Overall, this research has clearly identified a direct relationship between segment membership and the degree to which particular journey attributes drive mode preference. Thus beyond the limits of the research discussed here, tracking of segment sizes will become a worthy ongoing exercise, since it will allow DOT and associated bodies to better determine the impact of changes to journey quality under circumstances in which the Melbourne metropolitan population has a different segment distribution. Because of this, a predictive subset of the segmentation items has been recently added to the Public Transport Tracker operated by Metlink to ensure that an ongoing understanding of segment size is retained.

Conclusion

The current study has successfully provided DOT with a lens through which to view both the push and pull factors that drive patronage to and from public transport modes. In addition, it has also provided the Department with a powerful tool to simulate the impact of possible, realistic, scenarios on patronage for public transport.
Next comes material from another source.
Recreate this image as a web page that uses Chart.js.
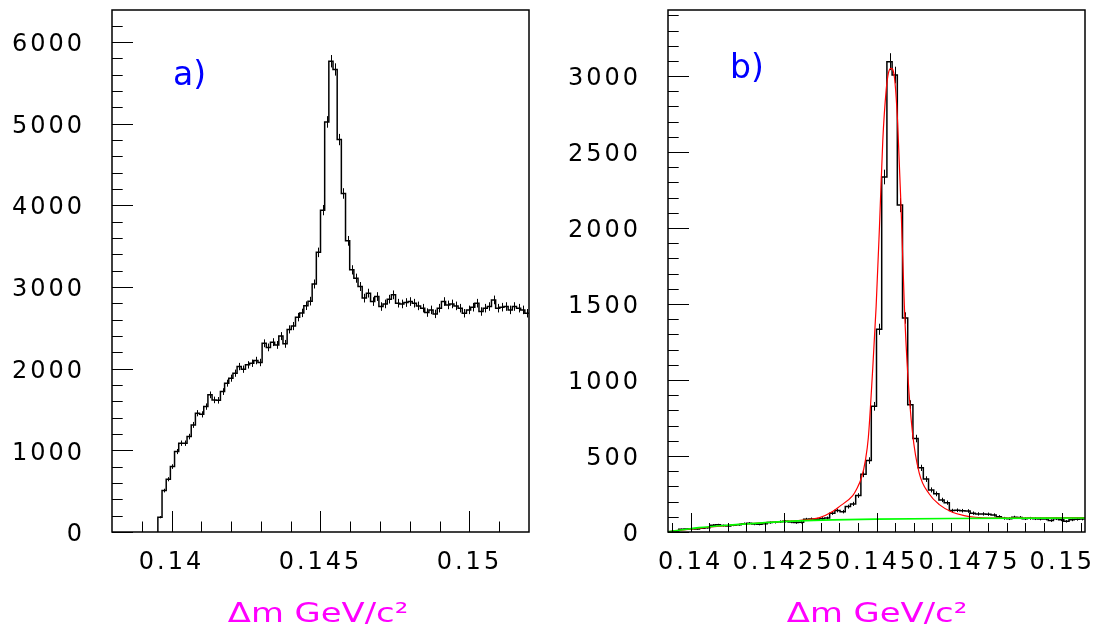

The overlay of the attitudinal segmentation, and the ability to manipulate the size of the segments provided DOT with the hitherto missing piece of demand forecasting. While the outcome of the project is not without limitations, (e.g. the survey used to develop the model focused on work and study trips only and does not cover in any way other trip types) it does provide DOT with a solid foundation on which to develop a more effective means of patronage forecasting. Nature and DOT are currently looking at ways in which the quantification of attributes by segment that it is possible to extract from this segmentation model can be used as inputs into its existing patronage models.